**Instructions to follow**.
All lines from the beginning of the listing through the line with "color='#111111', linespacing=0.95)" are to be copied word for word; the pictures are not.

**Data**.
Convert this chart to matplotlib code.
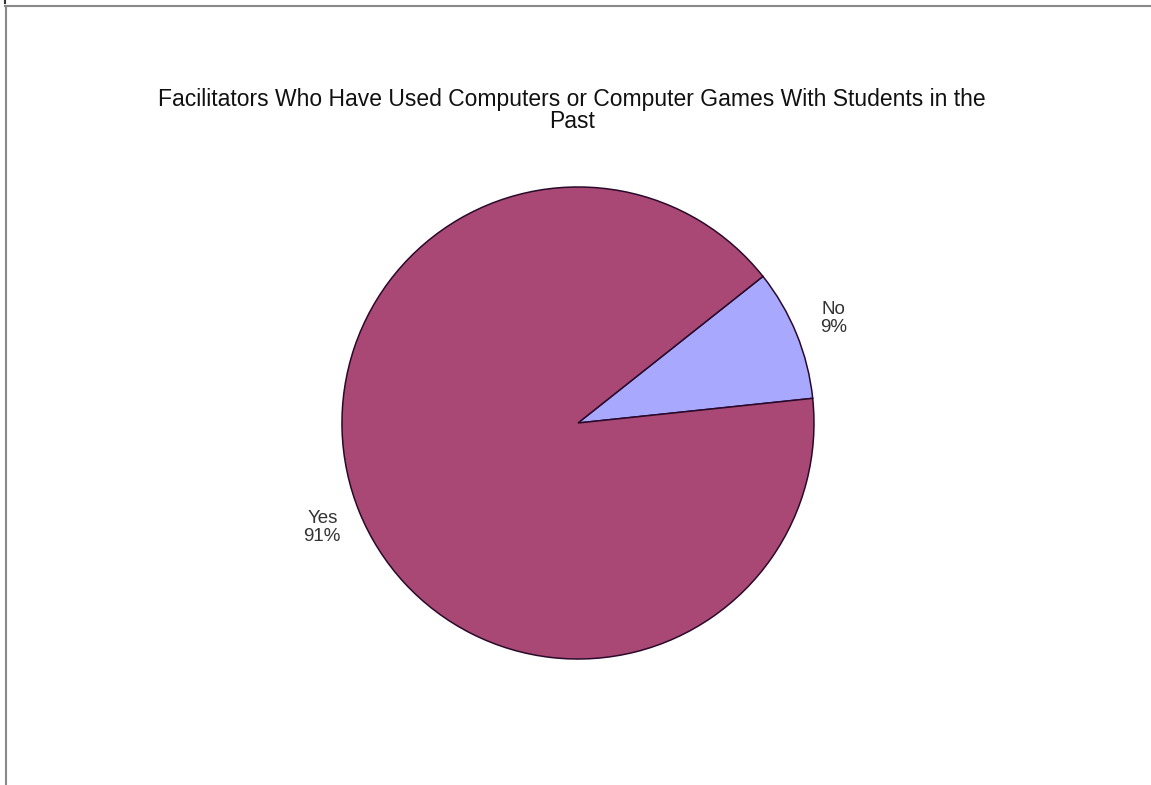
import matplotlib
matplotlib.use('Agg')
from matplotlib import pyplot as plt
from matplotlib.lines import Line2D

plt.rcParams['font.family'] = ['Liberation Sans', 'DejaVu Sans']

title = 'Facilitators Who Have Used Computers or Computer Games With Students in the\nPast'
categories = ['No', 'Yes']
percents = [9, 91]
colors = ['#a8a8ff', '#a94874']

fig = plt.figure(figsize=(11.51, 7.85), dpi=100)

# frame lines of the original screenshot
fig.add_artist(Line2D([0.004, 1.0], [0.992, 0.992], color='#8a8a8a', lw=1.5))
fig.add_artist(Line2D([0.005, 0.005], [0.0, 0.992], color='#8a8a8a', lw=1.5))
fig.add_artist(Line2D([0.004, 0.004], [0.996, 1.0], color='#333333', lw=1.5))

ax = fig.add_axes([0.2971, 0.1605, 0.4101, 0.6013])
labels = ['%s\n%d%%' % (c, p) for c, p in zip(categories, percents)]
wedges, texts = ax.pie(percents, labels=labels, colors=colors, startangle=6,
                       counterclock=True, radius=1.0, labeldistance=1.17,
                       wedgeprops=dict(edgecolor='#2a0a2a', linewidth=1.1),
                       textprops=dict(fontsize=13.5, color='#333333'))
for t in texts:
    t.set_ha('center')
    t.set_va('center')
    t.set_multialignment('center')
    t.set_linespacing(1.05)
ax.set_xlim(-1, 1)
ax.set_ylim(-1, 1)
ax.set_aspect('equal')

fig.text(0.497, 0.859, title, ha='center', va='center', fontsize=16.5,
         color='#111111', linespacing=0.95)

fig.savefig('out.png', dpi=100)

**Expected answer**.
Convert this chart to matplotlib code.
import matplotlib
matplotlib.use('Agg')
from matplotlib import pyplot as plt
from matplotlib.lines import Line2D

plt.rcParams['font.family'] = ['Liberation Sans', 'DejaVu Sans']

title = 'Facilitators Who Have Used Computers or Computer Games With Students in the\nPast'
categories = ['No', 'Yes']
percents = [9, 91]
colors = ['#a8a8ff', '#a94874']

fig = plt.figure(figsize=(11.51, 7.85), dpi=100)

# frame lines of the original screenshot
fig.add_artist(Line2D([0.004, 1.0], [0.992, 0.992], color='#8a8a8a', lw=1.5))
fig.add_artist(Line2D([0.005, 0.005], [0.0, 0.992], color='#8a8a8a', lw=1.5))
fig.add_artist(Line2D([0.004, 0.004], [0.996, 1.0], color='#333333', lw=1.5))

ax = fig.add_axes([0.2971, 0.1605, 0.4101, 0.6013])
labels = ['%s\n%d%%' % (c, p) for c, p in zip(categories, percents)]
wedges, texts = ax.pie(percents, labels=labels, colors=colors, startangle=6,
                       counterclock=True, radius=1.0, labeldistance=1.17,
                       wedgeprops=dict(edgecolor='#2a0a2a', linewidth=1.1),
                       textprops=dict(fontsize=13.5, color='#333333'))
for t in texts:
    t.set_ha('center')
    t.set_va('center')
    t.set_multialignment('center')
    t.set_linespacing(1.05)
ax.set_xlim(-1, 1)
ax.set_ylim(-1, 1)
ax.set_aspect('equal')

fig.text(0.497, 0.859, title, ha='center', va='center', fontsize=16.5,
         color='#111111', linespacing=0.95)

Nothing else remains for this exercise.